Donating assets other than cash to a church involves specific rules and considerations for tax purposes. Appreciated stock, for instance, can be a highly tax-efficient way to give. Donors can typically deduct the fair market value of the stock on the date of the gift and avoid paying capital gains tax on the appreciation, provided the stock has been held for more than one year.

Real estate, vehicles, or other personal property can also be donated. Their valuation and deductibility depend on several factors, including the type of property and how long it was held. For non-cash donations exceeding certain values, a qualified appraisal may be required to substantiate the fair market value. For instance, an appraisal is generally necessary for donated property (other than publicly traded securities) if the claimed value exceeds $5,000. These specific rules help ensure accurate valuation and proper tax reporting.

Maintaining Proper Documentation

Maintaining accurate records is essential for substantiating charitable contributions to churches for tax purposes. For cash contributions, including those made by check, bank records such as canceled checks, bank statements, or credit card statements serve as primary documentation. These records are sufficient for contributions under $250.

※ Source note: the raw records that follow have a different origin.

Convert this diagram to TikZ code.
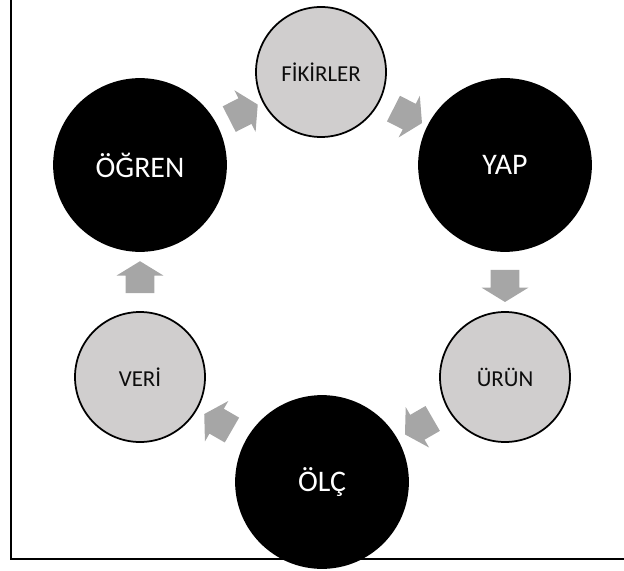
\documentclass[tikz,border=0pt]{standalone}
\usepackage{fontspec}
\setmainfont{Carlito}
\usepackage{xcolor}
\usetikzlibrary{calc,shapes.arrows,positioning}

\definecolor{dairegri}{HTML}{D0CECE}
\definecolor{okgri}{HTML}{A6A6A6}

\begin{document}
\begin{tikzpicture}[
        buyukdaire/.style={
            circle, fill=black, draw=black, line width=1pt,
            minimum size=3.44cm, inner sep=0pt,
            text=white, font=\fontsize{17}{20}\selectfont
        },
        kucukdaire/.style={
            circle, fill=dairegri, draw=black, line width=1pt,
            minimum size=2.6cm, inner sep=0pt,
            text=black!95, font=\fontsize{13}{15}\selectfont
        },
        blokok/.style={
            single arrow, fill=okgri, draw=none,
            inner xsep=0pt, inner ysep=0.28cm,
            minimum height=0.64cm,
            single arrow head extend=0.18cm, single arrow tip angle=117
        }
    ]

    \useasboundingbox (0,0) rectangle (12.48,11.4);

    % cerceve (ust ve sag kenar disarida)
    \draw[line width=1pt] (0.22,11.4) -- (0.22,0.22) -- (12.48,0.22);

    % daireler
    \node[kucukdaire] (fikirler) at (6.42,9.96) {FİKİRLER};
    \node[buyukdaire] (yap) at (10.10,8.10) {YAP};
    \node[kucukdaire] (urun) at (10.10,3.86) {ÜRÜN};
    \node[buyukdaire] (olc) at (6.44,1.76) {ÖLÇ};
    \node[kucukdaire] (veri) at (2.80,3.86) {VERİ};
    \node[buyukdaire] (ogren) at (2.80,8.10) {ÖĞREN};

    % dongu oklari
    \node[blokok, rotate=27] (ok1) at ($(ogren)!0.55!(fikirler)$) {};
    \node[blokok, rotate=-27] (ok2) at ($(fikirler)!0.45!(yap)$) {};
    \node[blokok, rotate=-90] (ok3) at ($(yap)!0.55!(urun)$) {};
    \node[blokok, rotate=-150] (ok4) at ($(urun)!0.45!(olc)$) {};
    \node[blokok, rotate=150] (ok5) at ($(olc)!0.55!(veri)$) {};
    \node[blokok, rotate=90] (ok6) at ($(veri)!0.45!(ogren)$) {};

\end{tikzpicture}
\end{document}
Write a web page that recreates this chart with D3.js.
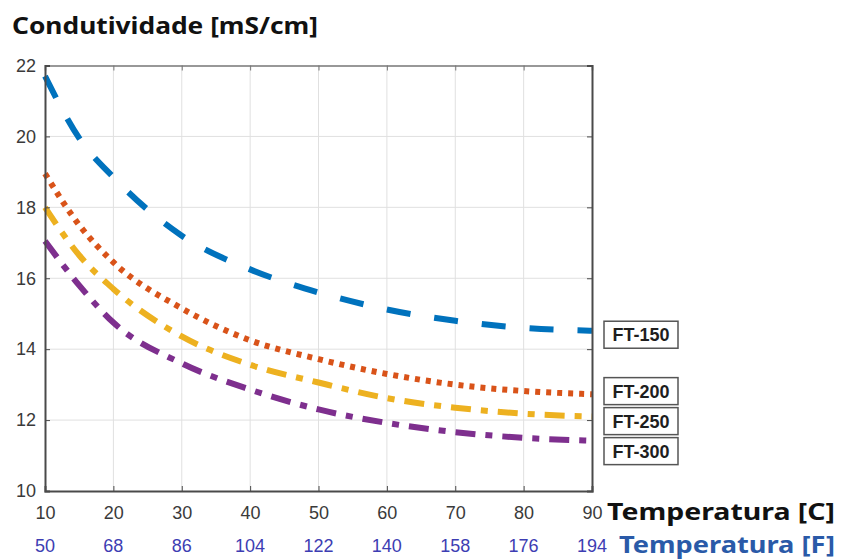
<!DOCTYPE html>
<html>
<head>
<meta charset="utf-8">
<script src="https://cdn.jsdelivr.net/npm/d3@7"></script>
<style>
  html, body { margin: 0; padding: 0; background: #fff; }
  #chart { width: 848px; height: 560px; }
</style>
</head>
<body>
<div id="chart"></div>
<script>
// Temperature in C (x) and matching F labels
const tempC = [10, 15, 20, 30, 40, 50, 60, 70, 80, 90];
const tickC = [10, 20, 30, 40, 50, 60, 70, 80, 90];
const tickF = ['50', '68', '86', '104', '122', '140', '158', '176', '194'];
const tickY = [10, 12, 14, 16, 18, 20, 22];

// Conductivity [mS/cm] per product
const ft150 = [21.7, 19.95, 18.85, 17.2, 16.25, 15.6, 15.12, 14.8, 14.6, 14.52];
const ft200 = [18.95, 17.5, 16.45, 15.15, 14.25, 13.72, 13.3, 13.0, 12.82, 12.73];
const ft250 = [18.0, 16.65, 15.7, 14.36, 13.56, 13.06, 12.62, 12.35, 12.18, 12.1];
const ft300 = [17.05, 15.8, 14.75, 13.6, 12.86, 12.3, 11.92, 11.66, 11.5, 11.42];

const seriesNames = ['FT-150', 'FT-200', 'FT-250', 'FT-300'];

const series = [
  { name: seriesNames[0], values: ft150, color: '#0072BD', dash: '24,24' },
  { name: seriesNames[1], values: ft200, color: '#D95319', dash: '5,6' },
  { name: seriesNames[2], values: ft250, color: '#EDB120', dash: '20,10,7,10' },
  { name: seriesNames[3], values: ft300, color: '#7E2F8E', dash: '20,10,7,10' }
];

const svg = d3.select('#chart').append('svg')
  .attr('width', 848).attr('height', 560);

const x0 = 45, x1 = 592, y0 = 491, y1 = 65.5;
const x = d3.scaleLinear().domain([10, 90]).range([x0, x1]);
const y = d3.scaleLinear().domain([10, 22]).range([y0, y1]);

// Title
svg.append('text')
  .attr('x', 12).attr('y', 34)
  .attr('font-family', '"Noto Sans", "Open Sans", sans-serif')
  .attr('font-weight', 700).attr('font-size', 24)
  .attr('textLength', 306).attr('lengthAdjust', 'spacingAndGlyphs')
  .attr('fill', '#111').text('Condutividade [mS/cm]');

// Grid
const grid = svg.append('g');
grid.selectAll('.gx').data(tickC.slice(1, -1)).join('line')
  .attr('x1', d => x(d)).attr('x2', d => x(d))
  .attr('y1', y1).attr('y2', y0)
  .attr('stroke', '#e0e0e0').attr('stroke-width', 1);
grid.selectAll('.gy').data(tickY.slice(1, -1)).join('line')
  .attr('y1', d => y(d)).attr('y2', d => y(d))
  .attr('x1', x0).attr('x2', x1)
  .attr('stroke', '#e0e0e0').attr('stroke-width', 1);

// Lines
const line = d3.line()
  .x((d, i) => x(tempC[i]))
  .y(d => y(d))
  .curve(d3.curveMonotoneX);

svg.append('g').selectAll('path').data(series).join('path')
  .attr('d', d => line(d.values))
  .attr('fill', 'none')
  .attr('stroke', d => d.color)
  .attr('stroke-width', 6)
  .attr('stroke-dasharray', d => d.dash);

// Axes box (MATLAB style, inward ticks)
const axisCol = '#4a4a4a';
const fontAx = '"Liberation Sans", Arial, sans-serif';

svg.append('g').attr('transform', `translate(0,${y0})`)
  .call(d3.axisBottom(x).tickValues(tickC).tickSize(-5).tickFormat(d => d).tickPadding(15))
  .call(ax => ax.select('.domain').attr('stroke', axisCol).attr('stroke-width', 2))
  .call(ax => ax.selectAll('line').attr('stroke', axisCol))
  .call(ax => ax.selectAll('text').attr('fill', '#3a3a3a').attr('font-size', 18).attr('font-family', fontAx));

svg.append('g').attr('transform', `translate(0,${y1})`)
  .call(d3.axisTop(x).tickValues(tickC).tickSize(-5).tickFormat(''))
  .call(ax => ax.select('.domain').attr('stroke', '#777').attr('stroke-width', 1.5))
  .call(ax => ax.selectAll('line').attr('stroke', '#777'));

svg.append('g').attr('transform', `translate(${x0},0)`)
  .call(d3.axisLeft(y).tickValues(tickY).tickSize(-5).tickPadding(9))
  .call(ax => ax.select('.domain').attr('stroke', axisCol).attr('stroke-width', 2))
  .call(ax => ax.selectAll('line').attr('stroke', axisCol))
  .call(ax => ax.selectAll('text').attr('fill', '#3a3a3a').attr('font-size', 18).attr('font-family', fontAx));

svg.append('g').attr('transform', `translate(${x1},0)`)
  .call(d3.axisRight(y).tickValues(tickY).tickSize(-5).tickFormat(''))
  .call(ax => ax.select('.domain').attr('stroke', axisCol).attr('stroke-width', 2))
  .call(ax => ax.selectAll('line').attr('stroke', axisCol));

// Fahrenheit row
svg.append('g').selectAll('text').data(tickC).join('text')
  .attr('x', d => x(d)).attr('y', 552)
  .attr('text-anchor', 'middle')
  .attr('font-family', fontAx).attr('font-size', 18)
  .attr('fill', '#3d3db3')
  .text((d, i) => tickF[i]);

// Axis titles
const fontT = '"Noto Sans", "Open Sans", sans-serif';
svg.append('text').attr('x', 835).attr('y', 520)
  .attr('text-anchor', 'end')
  .attr('font-family', fontT).attr('font-weight', 700).attr('font-size', 24)
  .attr('textLength', 228).attr('lengthAdjust', 'spacingAndGlyphs')
  .attr('fill', '#111').text('Temperatura [C]');
svg.append('text').attr('x', 835).attr('y', 553)
  .attr('text-anchor', 'end')
  .attr('font-family', fontT).attr('font-weight', 700).attr('font-size', 24)
  .attr('textLength', 216).attr('lengthAdjust', 'spacingAndGlyphs')
  .attr('fill', '#2a5aa8').text('Temperatura [F]');

// End labels, spread so boxes do not overlap
const boxH = 27, gap = 3;
const labels = series.map(s => ({ name: s.name, cy: y(s.values[s.values.length - 1]) + 4 }));
labels.sort((a, b) => a.cy - b.cy);
for (let it = 0; it < 60; it++) {
  for (let i = 1; i < labels.length; i++) {
    const d = labels[i].cy - labels[i - 1].cy - (boxH + gap);
    if (d < 0) { labels[i].cy -= d / 2; labels[i - 1].cy += d / 2; }
  }
}

const lg = svg.append('g').selectAll('g').data(labels).join('g')
  .attr('transform', d => `translate(604,${d.cy - boxH / 2})`);
lg.append('rect')
  .attr('width', 74).attr('height', boxH)
  .attr('fill', '#fff').attr('stroke', '#555').attr('stroke-width', 1.5);
lg.append('text')
  .attr('x', 37).attr('y', boxH / 2 + 6.5)
  .attr('text-anchor', 'middle')
  .attr('font-family', fontAx).attr('font-weight', 700).attr('font-size', 18)
  .attr('fill', '#1e1e1e').text(d => d.name);
</script>
</body>
</html>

For any single contribution of $250 or more, whether cash or non-cash, the donor must obtain a contemporaneous written acknowledgment from the church. This acknowledgment must state the amount of cash contributed or a description of any non-cash property contributed. It must also indicate whether the church provided any goods or services in return for the contribution, and if so, include a good faith estimate of their value.

For non-cash contributions, additional documentation may be required depending on the value. If the total deduction for all non-cash contributions exceeds $500, donors must complete and attach Form 8283, Noncash Charitable Contributions, to their tax return. For non-cash contributions valued over $5,000, a qualified appraisal must be obtained and summarized on Form 8283, with a copy of the appraisal sometimes needing to be attached.